Forever Fellini: I Vitelloni (1953)

It was bound to happen sooner or later. I was somewhat lukewarm on Variety Lights and The White Sheik; both films had things to like about them, but neither made me look forward to watching the remaining dozen films in Criterion’s collection dedicated to Federico Fellini. The third film in the collection, I Vitelloni, didn’t immediately seem like a big step up. As in the previous two films, we get men behaving badly (towards women, but not only), feeling entitled to all the best life has to offer and feeling sorry for themselves when they don’t get it. They’re more grating because of how the film plays a lilting Nino Rota score that suggests we’re to consider all of this as a lark: boys being boys, that sort of thing. But then, around the halfway point of I Vitelloni, something changes: a note of desolate sadness creeps in, a despair underlying the laddish performativity of it all, slowly but surely becoming the film’s dominant tone.

It’s definitely true that Fellini, or at least his film, has more sympathy for the titular ‘bullocks’ – the slackers behaving like teenagers even though they’re entering their thirties – than I did. Alberto (Alberto Sordi, the White Sheik of the previous film) is a smug, glib joker; Fausto (Franco Fabrizi) has never met a woman below the age of 50 that he didn’t want and wouldn’t try to cajole into bed; Leopoldo (Leopoldo Trieste, the provincial husband of The White Sheik), the group’s needy would-be intellectual, thinks he’s the next great Italian dramatist; and Riccardo (Riccardo Fellini, the director’s brother) is a non-entity who’s mostly fixated with his growing waistline. Moraldo (Franco Interlenghi) is the one of the four who seems to have potential, and he’s definitely got most of a moral compass of the five, but he’s a follower with little drive of his own. And so the quintet spends their days and nights (mostly the latter) getting up to no good: they play billiards, chase skirt, get drunk, goof off – and more and more the impression we get is that they don’t even particularly like doing these things any more. They live in a provincial seaside town that puts up a show of being alive and fun and exciting, but the young men have little to look forward to: no future, no ambitions, no dreams. They’re bored with their lives and with themselves, but they’re too lazy and too afraid to do anything about it, so they keep up the pretense that they’re young and invincible and irresistible.
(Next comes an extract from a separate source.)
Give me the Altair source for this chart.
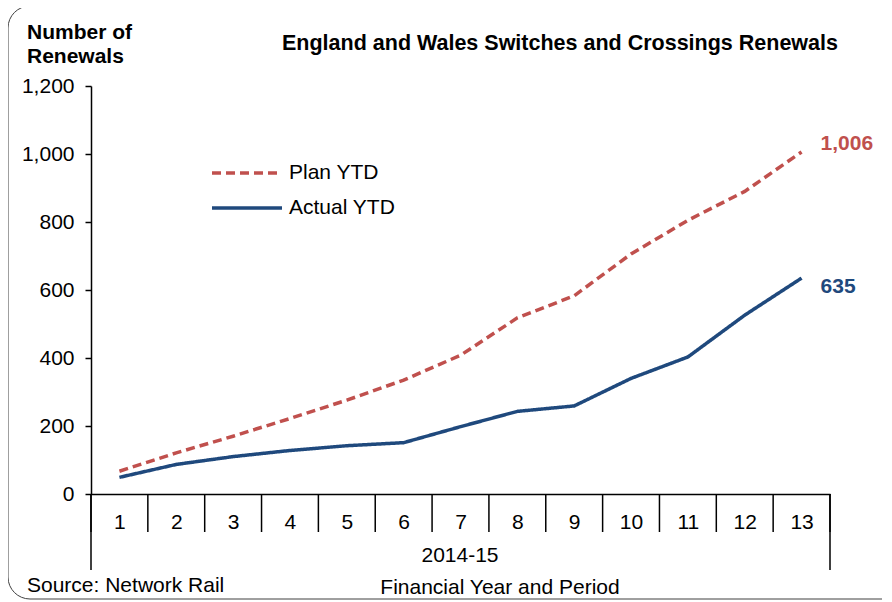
import altair as alt
import pandas as pd

periods = list(range(1, 14))
plan_ytd = [67, 121, 170, 222, 276, 335, 408, 518, 583, 706, 805, 890, 1006]
actual_ytd = [49, 87, 110, 128, 142, 151, 198, 243, 259, 340, 403, 526, 635]
series_names = ["Plan YTD", "Actual YTD"]
y_ticks = [0, 200, 400, 600, 800, 1000, 1200]
boundaries = [p + 0.5 for p in range(0, 14)]

RED = "#C0504D"
BLUE = "#1F497D"
FONT = "Liberation Sans"
FS = 21

df = pd.DataFrame({
    "period": periods * 2,
    "value": plan_ytd + actual_ytd,
    "series": [series_names[0]] * 13 + [series_names[1]] * 13,
})
last = df[df["period"] == 13].copy()
bdf = pd.DataFrame({"b": boundaries})
edge_df = pd.DataFrame({"b": [boundaries[0], boundaries[-1]]})

W, H = 739, 408

xscale = alt.Scale(domain=[0.5, 13.5], nice=False, zero=False)
yscale = alt.Scale(domain=[0, 1200], nice=False)

xenc = alt.X("period:Q", scale=xscale,
             axis=alt.Axis(values=periods, format=".0f", ticks=False, tickSize=0, grid=False,
                           title=None, labelFontSize=FS, labelPadding=17,
                           labelColor="black", domainColor="black", domainWidth=1.5,
                           labelFont=FONT))
yenc = alt.Y("value:Q", scale=yscale,
             axis=alt.Axis(values=y_ticks, format=",.0f", grid=False, title=None,
                           tickSize=6, tickColor="black", tickWidth=1.5,
                           labelFontSize=FS, labelPadding=11, labelColor="black",
                           domainColor="black", domainWidth=1.5, labelFont=FONT))

colscale = alt.Scale(domain=series_names, range=[RED, BLUE])
dashscale = alt.Scale(domain=series_names, range=[[9, 5], [1, 0]])

border = alt.Chart(pd.DataFrame({"a": [0]})).mark_rect(
    fillOpacity=0, stroke="#404040", strokeWidth=1, cornerRadius=22
).encode(x=alt.value(-83), x2=alt.value(830), y=alt.value(-80), y2=alt.value(513))

lines = alt.Chart(df).mark_line(strokeWidth=3.5).encode(
    x=xenc, y=yenc,
    color=alt.Color("series:N", scale=colscale, legend=None),
    strokeDash=alt.StrokeDash("series:N", scale=dashscale, legend=None),
)

end_plan = alt.Chart(last[last["series"] == "Plan YTD"]).mark_text(
    align="left", baseline="middle", dx=19, dy=-8, fontSize=FS, fontWeight="bold",
    font=FONT, color=RED
).encode(x=alt.X("period:Q", scale=xscale), y=alt.Y("value:Q", scale=yscale),
         text=alt.Text("value:Q", format=",.0f"))
end_act = alt.Chart(last[last["series"] == "Actual YTD"]).mark_text(
    align="left", baseline="middle", dx=19, dy=9, fontSize=FS, fontWeight="bold",
    font=FONT, color=BLUE
).encode(x=alt.X("period:Q", scale=xscale), y=alt.Y("value:Q", scale=yscale),
         text=alt.Text("value:Q", format=",.0f"))

ticks = alt.Chart(bdf).mark_rule(color="black", strokeWidth=1.5).encode(
    x=alt.X("b:Q", scale=xscale), y=alt.value(H), y2=alt.value(H + 38))
edges = alt.Chart(edge_df).mark_rule(color="black", strokeWidth=1.5).encode(
    x=alt.X("b:Q", scale=xscale), y=alt.value(H), y2=alt.value(H + 76))

def txt(s, x, y, size=FS, bold=False, align="left", color="black"):
    return alt.Chart(pd.DataFrame({"t": [s]})).mark_text(
        align=align, baseline="middle", fontSize=size,
        fontWeight="bold" if bold else "normal", font=FONT, color=color
    ).encode(text="t:N", x=alt.value(x), y=alt.value(y))

leg_plan = alt.Chart(pd.DataFrame({"a": [0]})).mark_rule(
    color=RED, strokeWidth=3.5, strokeDash=[9, 5]
).encode(x=alt.value(121), x2=alt.value(191), y=alt.value(87))
leg_act = alt.Chart(pd.DataFrame({"a": [0]})).mark_rule(
    color=BLUE, strokeWidth=3.5
).encode(x=alt.value(121), x2=alt.value(191), y=alt.value(122))

chart = alt.layer(
    border,
    lines,
    ticks,
    edges,
    end_plan,
    end_act,
    leg_plan,
    leg_act,
    txt(series_names[0], 198, 87),
    txt(series_names[1], 198, 122),
    txt("England and Wales Switches and Crossings Renewals", 469, -42, size=21.5, bold=True, align="center"),
    txt("Number of", -64, -53, bold=True),
    txt("Renewals", -64, -29, bold=True),
    txt("2014-15", 369, 470, align="center"),
    txt("Financial Year and Period", 409, 502, align="center"),
    txt("Source: Network Rail", -64, 500),
).properties(
    width=W, height=H,
    autosize=alt.AutoSizeParams(type="none"),
    padding={"left": 83, "top": 78, "right": 52, "bottom": 107},
).configure_view(stroke=None)

chart.save("out.html", embed_options={"renderer": "svg", "actions": False})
Such stories, and such men, are not exactly a rarity in cinema – but in I Vitelloni Fellini depicts them with a nuance and a control of tone that makes the film stand out from the earlier two. It is the first in this series that I came away from understanding why this particular director and his films stood the test of time. His characters, the situations in which they find themselves and the world they inhabit have a specificity that rings true while also feeling universal, where the earlier films had remained more firmly in the realm of types and clichés. And by the time I Vitelloni finds its perfect ending for a story about aimless losers with a sense of their own shortcomings but without the ability or strength to escape their environment or, more importantly, themselves and told by the one that got away, it has found an image of startling, evocative beauty that stays with the viewer. Both Variety Lights and The White Sheik had their moments, and they’re by no means bad, but they’re not classics, and they suffer somewhat from the expectation going in that they are Fellini films. I Vitelloni gives its audience an inkling, beyond the motifs and tropes, the womanising losers and the carnivalesque scenes, what a Fellini film is.